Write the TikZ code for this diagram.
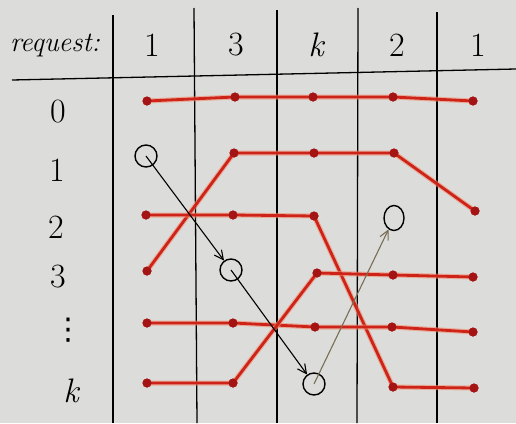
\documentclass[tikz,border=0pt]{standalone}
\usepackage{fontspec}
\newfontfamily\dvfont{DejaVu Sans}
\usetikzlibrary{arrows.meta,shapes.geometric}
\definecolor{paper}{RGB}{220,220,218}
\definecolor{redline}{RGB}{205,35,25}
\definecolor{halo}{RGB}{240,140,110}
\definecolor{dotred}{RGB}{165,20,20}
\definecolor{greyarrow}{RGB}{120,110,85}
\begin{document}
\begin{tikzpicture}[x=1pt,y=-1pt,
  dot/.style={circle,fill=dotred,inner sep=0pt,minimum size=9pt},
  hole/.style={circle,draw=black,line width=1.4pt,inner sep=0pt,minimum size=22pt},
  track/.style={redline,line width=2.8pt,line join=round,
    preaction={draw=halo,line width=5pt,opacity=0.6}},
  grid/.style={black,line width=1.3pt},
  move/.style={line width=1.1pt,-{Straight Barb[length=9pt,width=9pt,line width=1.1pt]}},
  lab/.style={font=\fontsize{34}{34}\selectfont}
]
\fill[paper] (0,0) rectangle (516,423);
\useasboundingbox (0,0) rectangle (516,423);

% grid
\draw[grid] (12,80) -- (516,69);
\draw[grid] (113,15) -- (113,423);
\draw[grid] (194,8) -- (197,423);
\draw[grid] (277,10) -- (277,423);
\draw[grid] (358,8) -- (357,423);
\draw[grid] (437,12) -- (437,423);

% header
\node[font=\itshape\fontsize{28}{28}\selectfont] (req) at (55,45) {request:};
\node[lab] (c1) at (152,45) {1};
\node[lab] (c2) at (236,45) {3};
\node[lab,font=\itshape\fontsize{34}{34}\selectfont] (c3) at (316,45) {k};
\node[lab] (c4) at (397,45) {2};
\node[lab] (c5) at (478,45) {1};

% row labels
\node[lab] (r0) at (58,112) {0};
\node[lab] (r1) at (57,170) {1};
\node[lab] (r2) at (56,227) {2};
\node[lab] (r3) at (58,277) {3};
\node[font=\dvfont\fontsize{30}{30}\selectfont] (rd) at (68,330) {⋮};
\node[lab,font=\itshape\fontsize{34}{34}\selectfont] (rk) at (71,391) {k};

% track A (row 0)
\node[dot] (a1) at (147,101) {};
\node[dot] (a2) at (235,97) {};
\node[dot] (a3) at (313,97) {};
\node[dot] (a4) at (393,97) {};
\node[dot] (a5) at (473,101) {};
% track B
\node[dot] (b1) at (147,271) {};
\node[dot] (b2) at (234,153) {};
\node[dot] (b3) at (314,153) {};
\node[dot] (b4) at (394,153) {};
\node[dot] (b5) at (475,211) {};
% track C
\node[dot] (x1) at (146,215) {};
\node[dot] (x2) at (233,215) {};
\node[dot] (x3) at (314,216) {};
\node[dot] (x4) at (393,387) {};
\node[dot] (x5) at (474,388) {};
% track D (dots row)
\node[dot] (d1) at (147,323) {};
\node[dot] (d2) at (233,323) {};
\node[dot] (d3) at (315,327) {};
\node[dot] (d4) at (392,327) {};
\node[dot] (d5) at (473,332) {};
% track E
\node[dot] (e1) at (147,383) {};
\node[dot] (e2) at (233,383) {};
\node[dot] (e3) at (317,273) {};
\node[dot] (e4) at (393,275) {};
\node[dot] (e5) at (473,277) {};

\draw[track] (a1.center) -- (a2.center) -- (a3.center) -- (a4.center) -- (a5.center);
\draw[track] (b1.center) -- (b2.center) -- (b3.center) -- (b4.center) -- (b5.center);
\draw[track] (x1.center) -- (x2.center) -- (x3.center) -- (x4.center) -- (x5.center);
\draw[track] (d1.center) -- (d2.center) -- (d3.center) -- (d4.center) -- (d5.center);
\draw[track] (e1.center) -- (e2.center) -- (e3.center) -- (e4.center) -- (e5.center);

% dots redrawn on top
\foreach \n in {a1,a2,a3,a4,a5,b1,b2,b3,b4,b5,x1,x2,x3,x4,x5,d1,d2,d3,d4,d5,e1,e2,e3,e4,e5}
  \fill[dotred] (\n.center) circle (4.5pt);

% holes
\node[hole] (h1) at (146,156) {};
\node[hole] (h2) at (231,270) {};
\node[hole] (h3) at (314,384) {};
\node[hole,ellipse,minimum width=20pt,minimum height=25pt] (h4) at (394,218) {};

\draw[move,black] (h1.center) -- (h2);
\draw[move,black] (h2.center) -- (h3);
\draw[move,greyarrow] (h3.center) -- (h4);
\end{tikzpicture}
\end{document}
-----
Task description: Quote the listing above in full, except for the pictures.

Expected output:
Write the TikZ code for this diagram.
\documentclass[tikz,border=0pt]{standalone}
\usepackage{fontspec}
\newfontfamily\dvfont{DejaVu Sans}
\usetikzlibrary{arrows.meta,shapes.geometric}
\definecolor{paper}{RGB}{220,220,218}
\definecolor{redline}{RGB}{205,35,25}
\definecolor{halo}{RGB}{240,140,110}
\definecolor{dotred}{RGB}{165,20,20}
\definecolor{greyarrow}{RGB}{120,110,85}
\begin{document}
\begin{tikzpicture}[x=1pt,y=-1pt,
  dot/.style={circle,fill=dotred,inner sep=0pt,minimum size=9pt},
  hole/.style={circle,draw=black,line width=1.4pt,inner sep=0pt,minimum size=22pt},
  track/.style={redline,line width=2.8pt,line join=round,
    preaction={draw=halo,line width=5pt,opacity=0.6}},
  grid/.style={black,line width=1.3pt},
  move/.style={line width=1.1pt,-{Straight Barb[length=9pt,width=9pt,line width=1.1pt]}},
  lab/.style={font=\fontsize{34}{34}\selectfont}
]
\fill[paper] (0,0) rectangle (516,423);
\useasboundingbox (0,0) rectangle (516,423);

% grid
\draw[grid] (12,80) -- (516,69);
\draw[grid] (113,15) -- (113,423);
\draw[grid] (194,8) -- (197,423);
\draw[grid] (277,10) -- (277,423);
\draw[grid] (358,8) -- (357,423);
\draw[grid] (437,12) -- (437,423);

% header
\node[font=\itshape\fontsize{28}{28}\selectfont] (req) at (55,45) {request:};
\node[lab] (c1) at (152,45) {1};
\node[lab] (c2) at (236,45) {3};
\node[lab,font=\itshape\fontsize{34}{34}\selectfont] (c3) at (316,45) {k};
\node[lab] (c4) at (397,45) {2};
\node[lab] (c5) at (478,45) {1};

% row labels
\node[lab] (r0) at (58,112) {0};
\node[lab] (r1) at (57,170) {1};
\node[lab] (r2) at (56,227) {2};
\node[lab] (r3) at (58,277) {3};
\node[font=\dvfont\fontsize{30}{30}\selectfont] (rd) at (68,330) {⋮};
\node[lab,font=\itshape\fontsize{34}{34}\selectfont] (rk) at (71,391) {k};

% track A (row 0)
\node[dot] (a1) at (147,101) {};
\node[dot] (a2) at (235,97) {};
\node[dot] (a3) at (313,97) {};
\node[dot] (a4) at (393,97) {};
\node[dot] (a5) at (473,101) {};
% track B
\node[dot] (b1) at (147,271) {};
\node[dot] (b2) at (234,153) {};
\node[dot] (b3) at (314,153) {};
\node[dot] (b4) at (394,153) {};
\node[dot] (b5) at (475,211) {};
% track C
\node[dot] (x1) at (146,215) {};
\node[dot] (x2) at (233,215) {};
\node[dot] (x3) at (314,216) {};
\node[dot] (x4) at (393,387) {};
\node[dot] (x5) at (474,388) {};
% track D (dots row)
\node[dot] (d1) at (147,323) {};
\node[dot] (d2) at (233,323) {};
\node[dot] (d3) at (315,327) {};
\node[dot] (d4) at (392,327) {};
\node[dot] (d5) at (473,332) {};
% track E
\node[dot] (e1) at (147,383) {};
\node[dot] (e2) at (233,383) {};
\node[dot] (e3) at (317,273) {};
\node[dot] (e4) at (393,275) {};
\node[dot] (e5) at (473,277) {};

\draw[track] (a1.center) -- (a2.center) -- (a3.center) -- (a4.center) -- (a5.center);
\draw[track] (b1.center) -- (b2.center) -- (b3.center) -- (b4.center) -- (b5.center);
\draw[track] (x1.center) -- (x2.center) -- (x3.center) -- (x4.center) -- (x5.center);
\draw[track] (d1.center) -- (d2.center) -- (d3.center) -- (d4.center) -- (d5.center);
\draw[track] (e1.center) -- (e2.center) -- (e3.center) -- (e4.center) -- (e5.center);

% dots redrawn on top
\foreach \n in {a1,a2,a3,a4,a5,b1,b2,b3,b4,b5,x1,x2,x3,x4,x5,d1,d2,d3,d4,d5,e1,e2,e3,e4,e5}
  \fill[dotred] (\n.center) circle (4.5pt);

% holes
\node[hole] (h1) at (146,156) {};
\node[hole] (h2) at (231,270) {};
\node[hole] (h3) at (314,384) {};
\node[hole,ellipse,minimum width=20pt,minimum height=25pt] (h4) at (394,218) {};

\draw[move,black] (h1.center) -- (h2);
\draw[move,black] (h2.center) -- (h3);
\draw[move,greyarrow] (h3.center) -- (h4);
\end{tikzpicture}
\end{document}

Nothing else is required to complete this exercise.